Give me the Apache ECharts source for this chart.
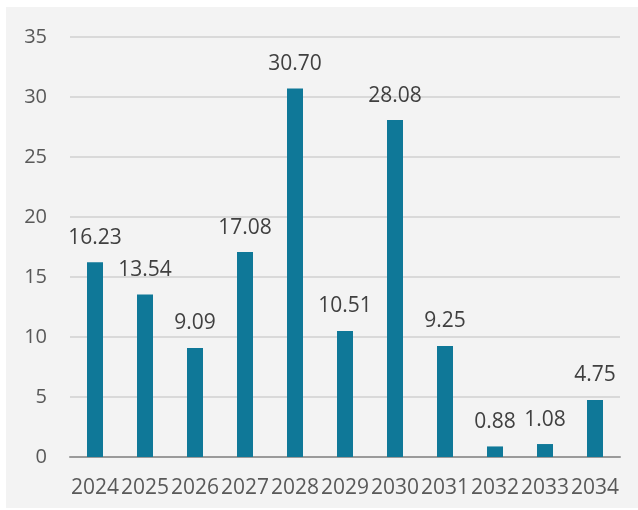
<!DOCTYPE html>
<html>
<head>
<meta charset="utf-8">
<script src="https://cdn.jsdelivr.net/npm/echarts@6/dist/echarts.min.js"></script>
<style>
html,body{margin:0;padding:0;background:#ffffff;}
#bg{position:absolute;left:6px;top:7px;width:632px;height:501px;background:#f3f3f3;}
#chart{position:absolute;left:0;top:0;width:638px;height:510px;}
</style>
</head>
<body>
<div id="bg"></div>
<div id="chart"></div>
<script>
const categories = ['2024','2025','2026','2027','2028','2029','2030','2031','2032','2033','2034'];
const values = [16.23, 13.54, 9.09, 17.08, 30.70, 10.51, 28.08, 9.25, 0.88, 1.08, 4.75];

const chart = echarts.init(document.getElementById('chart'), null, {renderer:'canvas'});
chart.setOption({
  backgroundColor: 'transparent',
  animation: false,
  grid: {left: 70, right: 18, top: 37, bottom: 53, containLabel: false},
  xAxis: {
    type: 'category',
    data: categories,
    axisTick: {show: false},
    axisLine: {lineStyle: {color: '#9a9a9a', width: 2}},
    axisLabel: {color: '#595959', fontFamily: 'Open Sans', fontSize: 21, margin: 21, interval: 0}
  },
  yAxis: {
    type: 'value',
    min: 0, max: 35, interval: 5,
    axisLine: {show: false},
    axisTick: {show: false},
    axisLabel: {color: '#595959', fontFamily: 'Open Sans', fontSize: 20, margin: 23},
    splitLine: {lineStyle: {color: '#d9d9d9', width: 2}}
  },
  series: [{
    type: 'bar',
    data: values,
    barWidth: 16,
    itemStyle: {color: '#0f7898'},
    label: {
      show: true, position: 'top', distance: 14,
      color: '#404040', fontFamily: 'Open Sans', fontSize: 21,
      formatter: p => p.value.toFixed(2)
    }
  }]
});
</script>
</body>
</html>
════════════════════
Omitting all images, print the listing exactly.

Give me the Apache ECharts source for this chart.
<!DOCTYPE html>
<html>
<head>
<meta charset="utf-8">
<script src="https://cdn.jsdelivr.net/npm/echarts@6/dist/echarts.min.js"></script>
<style>
html,body{margin:0;padding:0;background:#ffffff;}
#bg{position:absolute;left:6px;top:7px;width:632px;height:501px;background:#f3f3f3;}
#chart{position:absolute;left:0;top:0;width:638px;height:510px;}
</style>
</head>
<body>
<div id="bg"></div>
<div id="chart"></div>
<script>
const categories = ['2024','2025','2026','2027','2028','2029','2030','2031','2032','2033','2034'];
const values = [16.23, 13.54, 9.09, 17.08, 30.70, 10.51, 28.08, 9.25, 0.88, 1.08, 4.75];

const chart = echarts.init(document.getElementById('chart'), null, {renderer:'canvas'});
chart.setOption({
  backgroundColor: 'transparent',
  animation: false,
  grid: {left: 70, right: 18, top: 37, bottom: 53, containLabel: false},
  xAxis: {
    type: 'category',
    data: categories,
    axisTick: {show: false},
    axisLine: {lineStyle: {color: '#9a9a9a', width: 2}},
    axisLabel: {color: '#595959', fontFamily: 'Open Sans', fontSize: 21, margin: 21, interval: 0}
  },
  yAxis: {
    type: 'value',
    min: 0, max: 35, interval: 5,
    axisLine: {show: false},
    axisTick: {show: false},
    axisLabel: {color: '#595959', fontFamily: 'Open Sans', fontSize: 20, margin: 23},
    splitLine: {lineStyle: {color: '#d9d9d9', width: 2}}
  },
  series: [{
    type: 'bar',
    data: values,
    barWidth: 16,
    itemStyle: {color: '#0f7898'},
    label: {
      show: true, position: 'top', distance: 14,
      color: '#404040', fontFamily: 'Open Sans', fontSize: 21,
      formatter: p => p.value.toFixed(2)
    }
  }]
});
</script>
</body>
</html>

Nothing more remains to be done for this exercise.